It was less than fifty yards from the two chums' hut to the mouth of the dug-out, but during their deliberate and leisurely progress across the open ground Daventry and Kaye had an opportunity to observe some of the results of the raider's work.

A quarter of a mile away a fire was blazing fiercely. In that direction lay the hospital. Nearer, but in the opposite direction, was another but smaller blaze. A babel of excited voices could be heard between the crashes of the anti-air-craft guns and the explosion of the bombs.

"Chinks' quarters," remarked Kaye laconically.

"Yes; it's the Chinese compound," agreed Derek. "Pity the Boche didn't make a mistake and drop an egg into the barbed-wire enclosures to the right. There are about four hundred Prussians there, men of the lowest type of Hun I've ever met. Hallo! what's Fritz doing?"

Both officers stopped and gazed aloft. The German biplane was diving rapidly right into the eye of the searchlight. It was a deliberate move. The Hun was descending under perfect control, with his engine running all out, straight for the searchlight projector.

"Look alive, old man!" exclaimed Derek, gripping his chum by the arm and forcing him into the dug-out.

The two were only just in time, for as they descended the steps they could hear the rattle of a machine-gun and the splaying of hundreds of bullets upon the concrete.

Five minutes later the raid was over. The daring Hun had got away apparently untouched. Not only had he bombed the hospital, the Chinese compound, and part of the aerodrome, but by flying down the path of the searchlight and making good use of his machine-gun he had "wiped out" the entire crew of the searchlight itself.

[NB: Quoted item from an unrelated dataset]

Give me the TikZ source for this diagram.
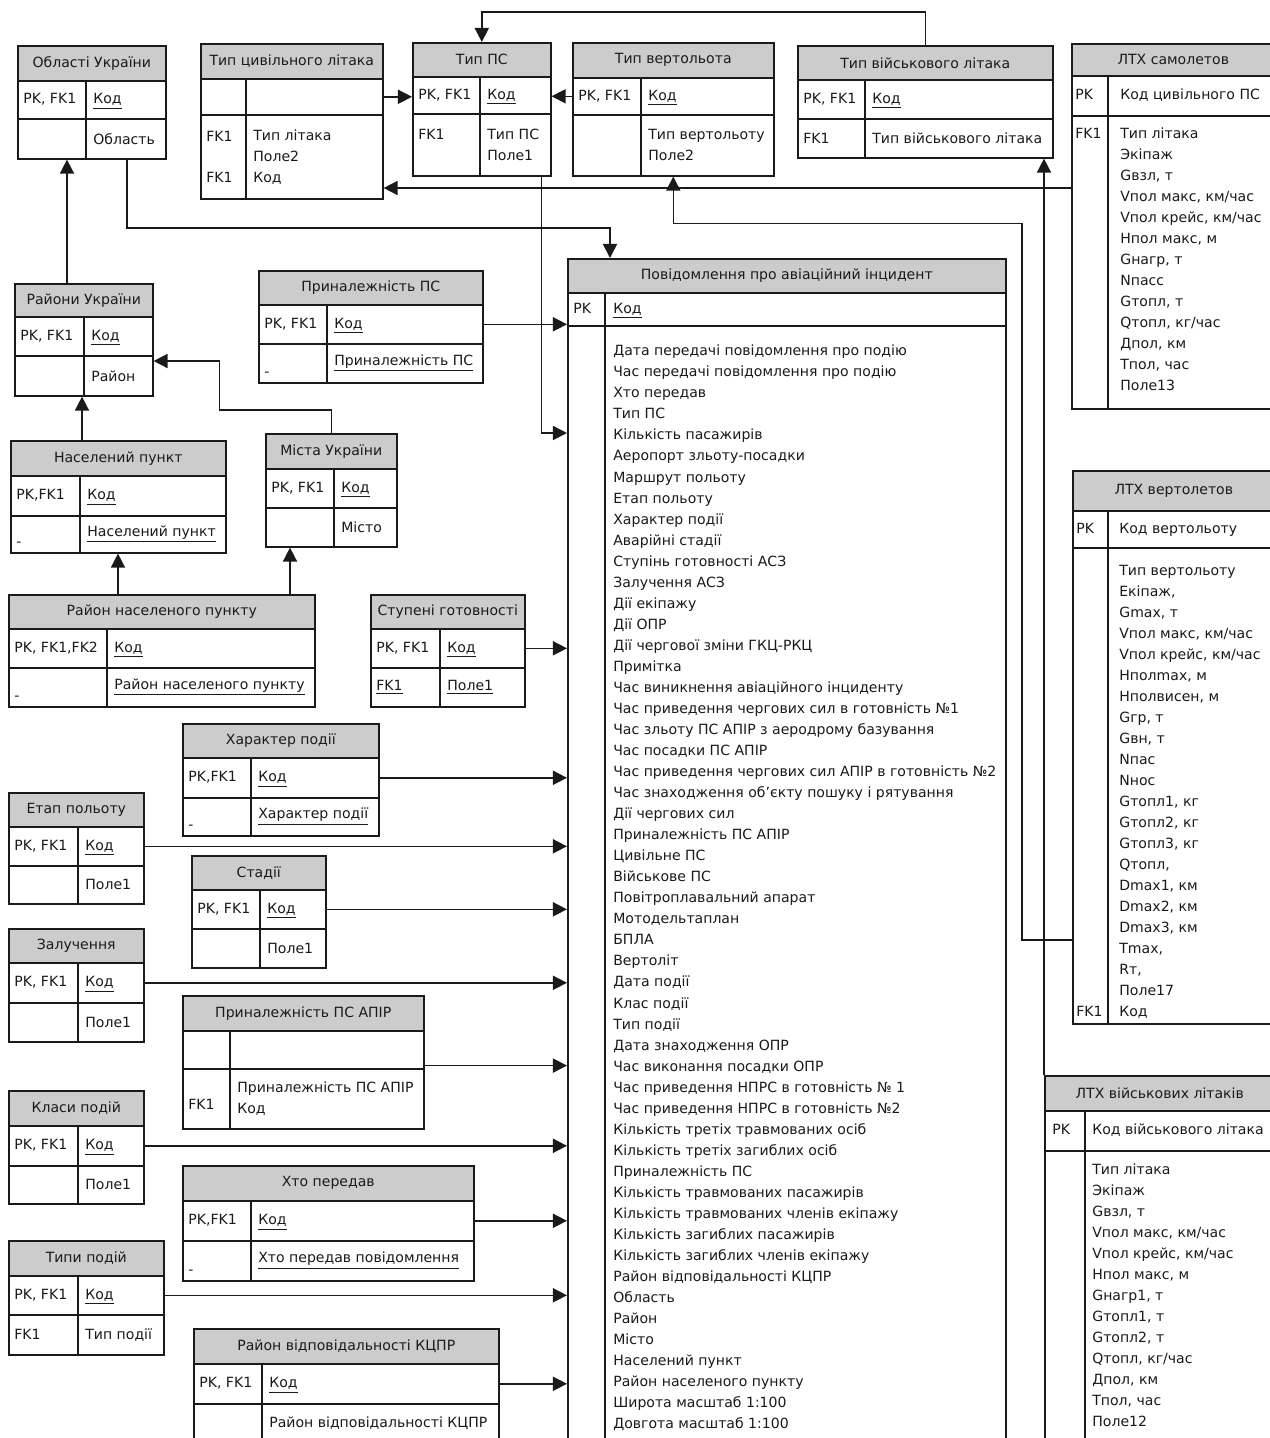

While deprecating the wanton attack upon a Red Cross building in no mild terms, the R.A.F. men were not slow to praise the nerve and daring of the Boche, who, braving the Archibalds, had descended to within fifty feet of the ground in order to use his machine-gun with the deadliest results.

"Have a gasper?" asked Kaye, tendering a battered cigarette-case in which every dent had a story attached to it. "There's nothing like a cigarette when you've been turned out."